*DATASET EXCERPT*
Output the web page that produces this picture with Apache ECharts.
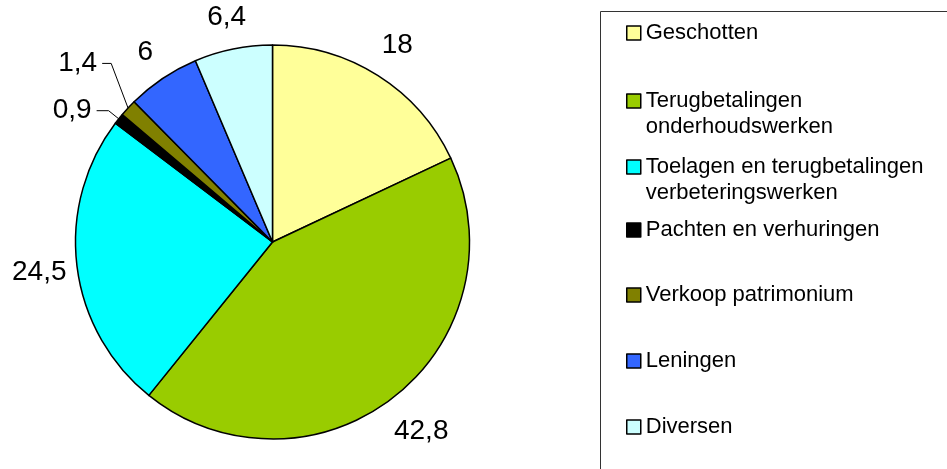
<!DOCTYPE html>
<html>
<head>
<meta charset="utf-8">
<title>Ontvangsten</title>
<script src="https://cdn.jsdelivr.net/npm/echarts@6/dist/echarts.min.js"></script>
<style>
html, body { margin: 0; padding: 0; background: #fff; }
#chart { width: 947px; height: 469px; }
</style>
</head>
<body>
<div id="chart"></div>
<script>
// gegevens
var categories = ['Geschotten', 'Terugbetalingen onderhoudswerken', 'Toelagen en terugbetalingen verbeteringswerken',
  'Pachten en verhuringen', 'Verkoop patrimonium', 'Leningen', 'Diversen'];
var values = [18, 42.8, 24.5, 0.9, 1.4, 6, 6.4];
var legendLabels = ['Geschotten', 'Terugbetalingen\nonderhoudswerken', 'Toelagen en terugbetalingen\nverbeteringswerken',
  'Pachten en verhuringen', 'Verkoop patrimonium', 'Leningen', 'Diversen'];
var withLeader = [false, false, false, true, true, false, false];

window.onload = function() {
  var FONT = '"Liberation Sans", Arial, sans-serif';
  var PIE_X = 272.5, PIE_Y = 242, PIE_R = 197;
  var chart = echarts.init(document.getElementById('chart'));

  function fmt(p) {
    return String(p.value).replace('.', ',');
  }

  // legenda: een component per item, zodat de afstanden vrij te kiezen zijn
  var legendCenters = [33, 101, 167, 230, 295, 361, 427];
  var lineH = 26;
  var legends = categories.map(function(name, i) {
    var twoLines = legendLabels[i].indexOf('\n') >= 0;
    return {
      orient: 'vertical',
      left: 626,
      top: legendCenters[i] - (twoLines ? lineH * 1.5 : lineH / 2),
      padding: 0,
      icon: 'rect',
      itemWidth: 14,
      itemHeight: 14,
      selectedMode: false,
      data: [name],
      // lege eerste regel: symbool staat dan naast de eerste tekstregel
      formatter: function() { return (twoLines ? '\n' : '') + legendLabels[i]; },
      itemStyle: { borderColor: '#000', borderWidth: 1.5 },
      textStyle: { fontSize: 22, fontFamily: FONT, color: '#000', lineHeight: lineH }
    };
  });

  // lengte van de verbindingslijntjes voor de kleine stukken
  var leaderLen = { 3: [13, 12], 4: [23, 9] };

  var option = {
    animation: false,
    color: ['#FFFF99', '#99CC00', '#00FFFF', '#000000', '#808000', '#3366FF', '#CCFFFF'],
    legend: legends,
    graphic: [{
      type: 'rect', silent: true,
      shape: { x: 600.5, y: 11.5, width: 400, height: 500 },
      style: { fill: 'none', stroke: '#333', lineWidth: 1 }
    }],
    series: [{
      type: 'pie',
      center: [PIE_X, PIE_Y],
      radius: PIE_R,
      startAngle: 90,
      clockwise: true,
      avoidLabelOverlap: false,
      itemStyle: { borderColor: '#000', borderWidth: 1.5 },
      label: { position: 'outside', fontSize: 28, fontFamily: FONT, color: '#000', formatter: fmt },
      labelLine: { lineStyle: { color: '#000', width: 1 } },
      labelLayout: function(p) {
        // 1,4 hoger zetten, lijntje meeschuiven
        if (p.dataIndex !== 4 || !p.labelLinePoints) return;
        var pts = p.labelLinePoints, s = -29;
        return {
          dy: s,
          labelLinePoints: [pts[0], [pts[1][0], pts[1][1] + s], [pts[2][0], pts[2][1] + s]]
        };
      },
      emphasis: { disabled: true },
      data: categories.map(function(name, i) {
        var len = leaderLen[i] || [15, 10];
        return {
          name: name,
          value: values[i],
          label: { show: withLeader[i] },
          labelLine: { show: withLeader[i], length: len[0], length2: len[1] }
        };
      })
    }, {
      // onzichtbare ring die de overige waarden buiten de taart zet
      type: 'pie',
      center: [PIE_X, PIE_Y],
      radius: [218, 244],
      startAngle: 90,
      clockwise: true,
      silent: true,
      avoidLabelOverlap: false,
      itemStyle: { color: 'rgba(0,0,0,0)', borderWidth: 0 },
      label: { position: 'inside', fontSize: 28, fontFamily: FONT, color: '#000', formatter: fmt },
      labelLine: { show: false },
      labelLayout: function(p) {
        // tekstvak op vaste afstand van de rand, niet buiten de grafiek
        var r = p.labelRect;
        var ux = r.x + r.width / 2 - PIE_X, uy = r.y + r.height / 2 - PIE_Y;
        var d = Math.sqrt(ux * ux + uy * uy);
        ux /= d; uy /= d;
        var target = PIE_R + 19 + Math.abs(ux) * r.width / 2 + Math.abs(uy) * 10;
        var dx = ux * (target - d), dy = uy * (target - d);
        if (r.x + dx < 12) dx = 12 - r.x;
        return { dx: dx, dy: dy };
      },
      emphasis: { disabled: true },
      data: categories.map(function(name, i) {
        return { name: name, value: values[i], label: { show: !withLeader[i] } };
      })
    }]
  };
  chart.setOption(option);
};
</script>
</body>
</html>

*WHAT TO WORK ON*
The lines from the start of the data through the line that contains "12], 4: [23, 9]" are to be returned exactly, please, with both ends included and every picture left out.

*ANSWER TO THIS EXERCISE*
Output the web page that produces this picture with Apache ECharts.
<!DOCTYPE html>
<html>
<head>
<meta charset="utf-8">
<title>Ontvangsten</title>
<script src="https://cdn.jsdelivr.net/npm/echarts@6/dist/echarts.min.js"></script>
<style>
html, body { margin: 0; padding: 0; background: #fff; }
#chart { width: 947px; height: 469px; }
</style>
</head>
<body>
<div id="chart"></div>
<script>
// gegevens
var categories = ['Geschotten', 'Terugbetalingen onderhoudswerken', 'Toelagen en terugbetalingen verbeteringswerken',
  'Pachten en verhuringen', 'Verkoop patrimonium', 'Leningen', 'Diversen'];
var values = [18, 42.8, 24.5, 0.9, 1.4, 6, 6.4];
var legendLabels = ['Geschotten', 'Terugbetalingen\nonderhoudswerken', 'Toelagen en terugbetalingen\nverbeteringswerken',
  'Pachten en verhuringen', 'Verkoop patrimonium', 'Leningen', 'Diversen'];
var withLeader = [false, false, false, true, true, false, false];

window.onload = function() {
  var FONT = '"Liberation Sans", Arial, sans-serif';
  var PIE_X = 272.5, PIE_Y = 242, PIE_R = 197;
  var chart = echarts.init(document.getElementById('chart'));

  function fmt(p) {
    return String(p.value).replace('.', ',');
  }

  // legenda: een component per item, zodat de afstanden vrij te kiezen zijn
  var legendCenters = [33, 101, 167, 230, 295, 361, 427];
  var lineH = 26;
  var legends = categories.map(function(name, i) {
    var twoLines = legendLabels[i].indexOf('\n') >= 0;
    return {
      orient: 'vertical',
      left: 626,
      top: legendCenters[i] - (twoLines ? lineH * 1.5 : lineH / 2),
      padding: 0,
      icon: 'rect',
      itemWidth: 14,
      itemHeight: 14,
      selectedMode: false,
      data: [name],
      // lege eerste regel: symbool staat dan naast de eerste tekstregel
      formatter: function() { return (twoLines ? '\n' : '') + legendLabels[i]; },
      itemStyle: { borderColor: '#000', borderWidth: 1.5 },
      textStyle: { fontSize: 22, fontFamily: FONT, color: '#000', lineHeight: lineH }
    };
  });

  // lengte van de verbindingslijntjes voor de kleine stukken
  var leaderLen = { 3: [13, 12], 4: [23, 9] };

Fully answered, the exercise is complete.